Sorry maybe this is clearer re the vent

 

vent-gutter.thumb.png.98d259e673fffa3fa50f6d57c0756698.png

I do think your last detail is a decent compromise in terms of the look you want and being constructable. Probably quite a bit wider though to avoid overshooting

Posted
11 hours ago, torre said:

I do think your last detail is a decent compromise in terms of the look you want and being constructable. Probably quite a bit wider though to avoid overshooting

 

 

Thanks, @torre.  I think attaching my gutter solution to the plumb cut rafter feet will be less costly than cutting all the rafters. I may end up with something like this.

 

hidden gutter trim.jpg

  • Like 1
Posted
21 hours ago, Tony L said:

 

Thanks, @torre.  I think attaching my gutter solution to the plumb cut rafter feet will be less costly than cutting all the rafters. I may end up with something like this.

 

hidden gutter trim.jpg

These do look very ‘cool’. 
 

All you need is a bloody good metal roofer who can fab these kind of things in their sleep.

Posted

Thanks, @Nickfromwales.  I'll let everyone know how they turn out.  Some time in 2027, I should think.

 

I'm prepared to put plenty of effort in to getting the gutters right.  I think a lot of otherwise good looking exteriors are spoiled by the gutters & downpipes.  I've got both my downpipes on the ugly side of the house, which can't be seen from the road, due to the orientation of the house & the neighbour's huge hedge.

  • Like 2
Posted
1 hour ago, Tony L said:

I'm prepared to put plenty of effort in to getting the gutters right. 
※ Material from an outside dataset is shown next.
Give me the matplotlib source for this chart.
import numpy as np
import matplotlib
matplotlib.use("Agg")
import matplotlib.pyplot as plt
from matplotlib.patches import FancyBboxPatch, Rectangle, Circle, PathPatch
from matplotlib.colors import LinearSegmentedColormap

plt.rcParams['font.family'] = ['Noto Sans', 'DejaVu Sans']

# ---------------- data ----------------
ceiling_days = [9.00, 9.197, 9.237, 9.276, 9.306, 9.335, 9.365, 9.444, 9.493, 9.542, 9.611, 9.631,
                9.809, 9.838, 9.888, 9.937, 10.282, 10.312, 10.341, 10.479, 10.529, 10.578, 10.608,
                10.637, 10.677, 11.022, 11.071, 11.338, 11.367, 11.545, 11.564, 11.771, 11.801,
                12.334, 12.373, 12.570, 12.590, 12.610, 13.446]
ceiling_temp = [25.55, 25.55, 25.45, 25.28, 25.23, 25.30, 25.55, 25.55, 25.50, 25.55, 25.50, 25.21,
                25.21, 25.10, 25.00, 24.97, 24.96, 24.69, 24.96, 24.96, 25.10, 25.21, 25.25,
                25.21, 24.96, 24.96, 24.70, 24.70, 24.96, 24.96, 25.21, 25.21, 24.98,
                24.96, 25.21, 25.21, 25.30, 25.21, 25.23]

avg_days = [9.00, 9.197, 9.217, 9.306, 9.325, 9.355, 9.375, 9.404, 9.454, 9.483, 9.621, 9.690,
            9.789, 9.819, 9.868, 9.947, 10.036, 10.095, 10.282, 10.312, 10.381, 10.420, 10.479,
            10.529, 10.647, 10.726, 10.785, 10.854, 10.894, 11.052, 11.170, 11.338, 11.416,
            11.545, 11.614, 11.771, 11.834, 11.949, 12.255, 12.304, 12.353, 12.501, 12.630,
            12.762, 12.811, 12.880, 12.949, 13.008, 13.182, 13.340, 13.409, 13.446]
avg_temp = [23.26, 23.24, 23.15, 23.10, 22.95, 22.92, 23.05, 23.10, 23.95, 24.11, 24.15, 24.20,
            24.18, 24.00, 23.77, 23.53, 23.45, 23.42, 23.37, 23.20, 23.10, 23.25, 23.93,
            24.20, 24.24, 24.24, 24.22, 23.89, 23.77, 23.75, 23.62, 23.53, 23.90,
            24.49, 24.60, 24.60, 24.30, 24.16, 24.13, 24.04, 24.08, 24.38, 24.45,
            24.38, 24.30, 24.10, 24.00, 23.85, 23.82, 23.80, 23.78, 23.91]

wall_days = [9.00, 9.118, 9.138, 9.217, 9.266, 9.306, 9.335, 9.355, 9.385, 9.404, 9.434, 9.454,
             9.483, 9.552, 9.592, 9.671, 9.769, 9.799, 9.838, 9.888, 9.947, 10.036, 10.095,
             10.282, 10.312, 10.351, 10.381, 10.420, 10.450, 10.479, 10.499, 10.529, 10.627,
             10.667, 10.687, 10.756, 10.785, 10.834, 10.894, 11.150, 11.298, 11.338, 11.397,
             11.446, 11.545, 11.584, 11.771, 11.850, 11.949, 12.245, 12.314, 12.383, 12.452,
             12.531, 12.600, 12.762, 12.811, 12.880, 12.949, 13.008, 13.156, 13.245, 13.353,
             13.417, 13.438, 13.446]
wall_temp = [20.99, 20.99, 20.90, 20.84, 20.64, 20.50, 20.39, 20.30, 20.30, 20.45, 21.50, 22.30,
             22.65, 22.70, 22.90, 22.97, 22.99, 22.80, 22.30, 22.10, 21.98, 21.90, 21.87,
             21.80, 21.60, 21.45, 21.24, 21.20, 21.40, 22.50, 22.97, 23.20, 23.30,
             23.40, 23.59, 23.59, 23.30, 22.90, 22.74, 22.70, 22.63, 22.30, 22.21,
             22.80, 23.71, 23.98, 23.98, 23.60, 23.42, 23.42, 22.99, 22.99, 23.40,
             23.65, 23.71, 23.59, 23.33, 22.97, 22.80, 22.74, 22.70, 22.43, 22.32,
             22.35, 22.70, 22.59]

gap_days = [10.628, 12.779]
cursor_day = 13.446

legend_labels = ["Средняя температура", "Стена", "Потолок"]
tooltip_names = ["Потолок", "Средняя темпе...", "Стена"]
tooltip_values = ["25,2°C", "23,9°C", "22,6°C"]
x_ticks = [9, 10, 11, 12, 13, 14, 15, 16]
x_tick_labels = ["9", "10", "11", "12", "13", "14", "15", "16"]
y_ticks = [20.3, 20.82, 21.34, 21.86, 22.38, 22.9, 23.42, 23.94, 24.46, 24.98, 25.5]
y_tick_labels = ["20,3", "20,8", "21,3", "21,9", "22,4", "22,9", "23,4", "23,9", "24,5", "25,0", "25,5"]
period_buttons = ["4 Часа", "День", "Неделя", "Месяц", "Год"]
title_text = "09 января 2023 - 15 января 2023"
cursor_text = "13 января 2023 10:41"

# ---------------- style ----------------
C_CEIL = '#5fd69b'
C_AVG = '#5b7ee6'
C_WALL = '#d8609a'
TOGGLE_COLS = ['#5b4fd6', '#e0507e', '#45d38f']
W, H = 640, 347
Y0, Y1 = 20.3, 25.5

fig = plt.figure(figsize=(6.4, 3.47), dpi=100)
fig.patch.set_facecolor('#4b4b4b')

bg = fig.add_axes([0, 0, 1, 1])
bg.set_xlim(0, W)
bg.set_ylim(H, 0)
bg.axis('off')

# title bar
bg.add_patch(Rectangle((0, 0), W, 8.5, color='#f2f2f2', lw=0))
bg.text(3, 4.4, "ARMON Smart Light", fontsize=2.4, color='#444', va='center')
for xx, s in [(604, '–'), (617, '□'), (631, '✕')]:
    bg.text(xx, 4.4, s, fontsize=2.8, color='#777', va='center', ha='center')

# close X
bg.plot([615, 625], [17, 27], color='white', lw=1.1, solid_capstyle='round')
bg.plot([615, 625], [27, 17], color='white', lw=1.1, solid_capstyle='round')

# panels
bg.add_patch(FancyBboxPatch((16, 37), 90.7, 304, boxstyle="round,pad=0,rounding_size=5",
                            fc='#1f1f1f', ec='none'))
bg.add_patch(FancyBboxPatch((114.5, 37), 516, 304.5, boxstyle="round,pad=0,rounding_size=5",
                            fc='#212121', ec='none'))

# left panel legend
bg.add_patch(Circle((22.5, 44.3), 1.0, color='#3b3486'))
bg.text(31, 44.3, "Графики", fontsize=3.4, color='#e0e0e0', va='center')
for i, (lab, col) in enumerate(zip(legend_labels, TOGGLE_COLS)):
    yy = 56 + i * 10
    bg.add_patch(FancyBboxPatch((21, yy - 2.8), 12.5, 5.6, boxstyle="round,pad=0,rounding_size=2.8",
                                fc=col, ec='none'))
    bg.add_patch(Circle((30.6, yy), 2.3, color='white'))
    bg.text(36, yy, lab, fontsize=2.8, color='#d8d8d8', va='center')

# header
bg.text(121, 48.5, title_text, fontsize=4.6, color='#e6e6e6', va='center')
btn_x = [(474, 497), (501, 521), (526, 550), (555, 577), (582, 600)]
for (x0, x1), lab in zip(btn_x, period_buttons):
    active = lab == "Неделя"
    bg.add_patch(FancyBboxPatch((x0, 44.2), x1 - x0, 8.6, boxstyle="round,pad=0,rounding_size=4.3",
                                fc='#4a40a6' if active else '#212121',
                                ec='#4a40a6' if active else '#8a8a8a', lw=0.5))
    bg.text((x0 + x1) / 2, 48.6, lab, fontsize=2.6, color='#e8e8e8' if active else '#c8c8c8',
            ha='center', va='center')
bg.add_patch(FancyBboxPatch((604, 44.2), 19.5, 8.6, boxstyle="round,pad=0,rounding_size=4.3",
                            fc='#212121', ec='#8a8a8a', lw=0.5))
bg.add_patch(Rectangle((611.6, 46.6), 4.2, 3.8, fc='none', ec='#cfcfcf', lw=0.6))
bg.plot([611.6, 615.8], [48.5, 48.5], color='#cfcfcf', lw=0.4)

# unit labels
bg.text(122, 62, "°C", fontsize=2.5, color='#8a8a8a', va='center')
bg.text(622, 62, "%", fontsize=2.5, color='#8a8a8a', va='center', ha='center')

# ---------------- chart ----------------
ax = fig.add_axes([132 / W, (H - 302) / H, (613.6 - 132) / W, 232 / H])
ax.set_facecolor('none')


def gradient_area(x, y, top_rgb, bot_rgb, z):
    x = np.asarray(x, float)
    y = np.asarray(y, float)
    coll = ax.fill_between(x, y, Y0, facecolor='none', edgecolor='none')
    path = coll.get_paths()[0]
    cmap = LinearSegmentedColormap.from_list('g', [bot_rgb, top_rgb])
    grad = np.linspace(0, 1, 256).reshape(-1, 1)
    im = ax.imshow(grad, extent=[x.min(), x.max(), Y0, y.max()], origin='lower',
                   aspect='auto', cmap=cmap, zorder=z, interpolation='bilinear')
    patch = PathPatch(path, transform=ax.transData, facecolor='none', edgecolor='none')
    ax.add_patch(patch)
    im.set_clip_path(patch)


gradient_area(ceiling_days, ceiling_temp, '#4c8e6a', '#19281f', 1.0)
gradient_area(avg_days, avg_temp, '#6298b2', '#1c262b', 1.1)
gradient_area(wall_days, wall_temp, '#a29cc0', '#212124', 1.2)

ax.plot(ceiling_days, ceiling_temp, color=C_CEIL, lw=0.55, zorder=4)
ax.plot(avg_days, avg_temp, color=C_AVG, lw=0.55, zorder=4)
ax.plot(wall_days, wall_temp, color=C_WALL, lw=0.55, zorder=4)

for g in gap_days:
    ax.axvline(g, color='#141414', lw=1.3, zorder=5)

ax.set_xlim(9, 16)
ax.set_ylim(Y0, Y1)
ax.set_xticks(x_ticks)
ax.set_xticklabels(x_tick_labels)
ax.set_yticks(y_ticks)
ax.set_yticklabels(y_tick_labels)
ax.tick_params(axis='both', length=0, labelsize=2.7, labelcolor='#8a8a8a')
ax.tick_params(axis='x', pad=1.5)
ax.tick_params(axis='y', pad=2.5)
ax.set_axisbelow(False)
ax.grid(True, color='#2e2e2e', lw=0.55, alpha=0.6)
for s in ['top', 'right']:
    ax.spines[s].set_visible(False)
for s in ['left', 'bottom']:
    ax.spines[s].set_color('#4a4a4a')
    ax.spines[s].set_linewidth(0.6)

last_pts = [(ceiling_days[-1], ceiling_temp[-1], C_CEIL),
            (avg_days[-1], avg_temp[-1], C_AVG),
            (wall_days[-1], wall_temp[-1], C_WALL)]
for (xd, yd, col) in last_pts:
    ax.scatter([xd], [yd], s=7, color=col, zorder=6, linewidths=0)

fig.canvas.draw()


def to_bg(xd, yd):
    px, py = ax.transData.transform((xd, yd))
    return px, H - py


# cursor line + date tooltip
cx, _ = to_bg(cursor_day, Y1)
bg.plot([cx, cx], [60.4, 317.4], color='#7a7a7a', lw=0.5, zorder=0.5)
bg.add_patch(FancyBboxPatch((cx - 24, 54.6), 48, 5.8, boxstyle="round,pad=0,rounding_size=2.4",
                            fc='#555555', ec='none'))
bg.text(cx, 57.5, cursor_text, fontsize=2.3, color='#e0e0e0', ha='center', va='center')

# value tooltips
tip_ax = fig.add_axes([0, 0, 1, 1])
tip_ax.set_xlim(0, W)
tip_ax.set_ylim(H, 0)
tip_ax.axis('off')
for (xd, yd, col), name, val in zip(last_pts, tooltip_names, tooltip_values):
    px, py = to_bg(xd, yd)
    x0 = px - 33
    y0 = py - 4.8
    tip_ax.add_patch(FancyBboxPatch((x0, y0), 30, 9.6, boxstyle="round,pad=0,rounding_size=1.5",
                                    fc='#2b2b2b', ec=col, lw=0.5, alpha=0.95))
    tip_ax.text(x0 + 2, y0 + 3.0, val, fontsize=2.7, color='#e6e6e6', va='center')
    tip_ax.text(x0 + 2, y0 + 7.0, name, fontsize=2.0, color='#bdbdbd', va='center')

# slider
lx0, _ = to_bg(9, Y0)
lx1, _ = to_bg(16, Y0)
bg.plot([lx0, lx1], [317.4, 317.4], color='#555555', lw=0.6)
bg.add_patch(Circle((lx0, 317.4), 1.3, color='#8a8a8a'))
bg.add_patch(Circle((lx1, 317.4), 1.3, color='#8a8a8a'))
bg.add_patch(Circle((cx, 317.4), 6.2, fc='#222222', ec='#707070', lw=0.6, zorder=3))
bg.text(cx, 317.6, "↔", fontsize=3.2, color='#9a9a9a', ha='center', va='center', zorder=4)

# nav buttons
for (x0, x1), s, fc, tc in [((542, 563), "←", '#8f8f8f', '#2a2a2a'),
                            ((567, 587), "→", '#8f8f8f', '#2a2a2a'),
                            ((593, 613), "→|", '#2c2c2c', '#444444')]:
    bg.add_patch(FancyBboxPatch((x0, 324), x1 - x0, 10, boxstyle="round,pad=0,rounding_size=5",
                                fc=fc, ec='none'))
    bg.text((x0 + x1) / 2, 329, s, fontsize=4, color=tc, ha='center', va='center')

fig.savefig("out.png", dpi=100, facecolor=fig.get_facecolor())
Good approach, your efforts will reap rewarded. 

 

It's a very tricky detail. You have to balance cleaning with over hang, how you detail out the membrane under the roof cladding, if the gutters are long do you need or not an expansion gutter detail, the fall in the gutter, often over looked! The detail might look good at the gutter high end but what about the low end? 

 

Sometimes if I'm discussing gutters in the North of Scotland, Wales where we get iced snow that can rip pretty much any gutter off, but it does not snow that much often enough to warrant snow guards, we just set the gutters a bit lower, so from time to time the rains running down the roof over shoots. Design is about achieving the best compromise at times.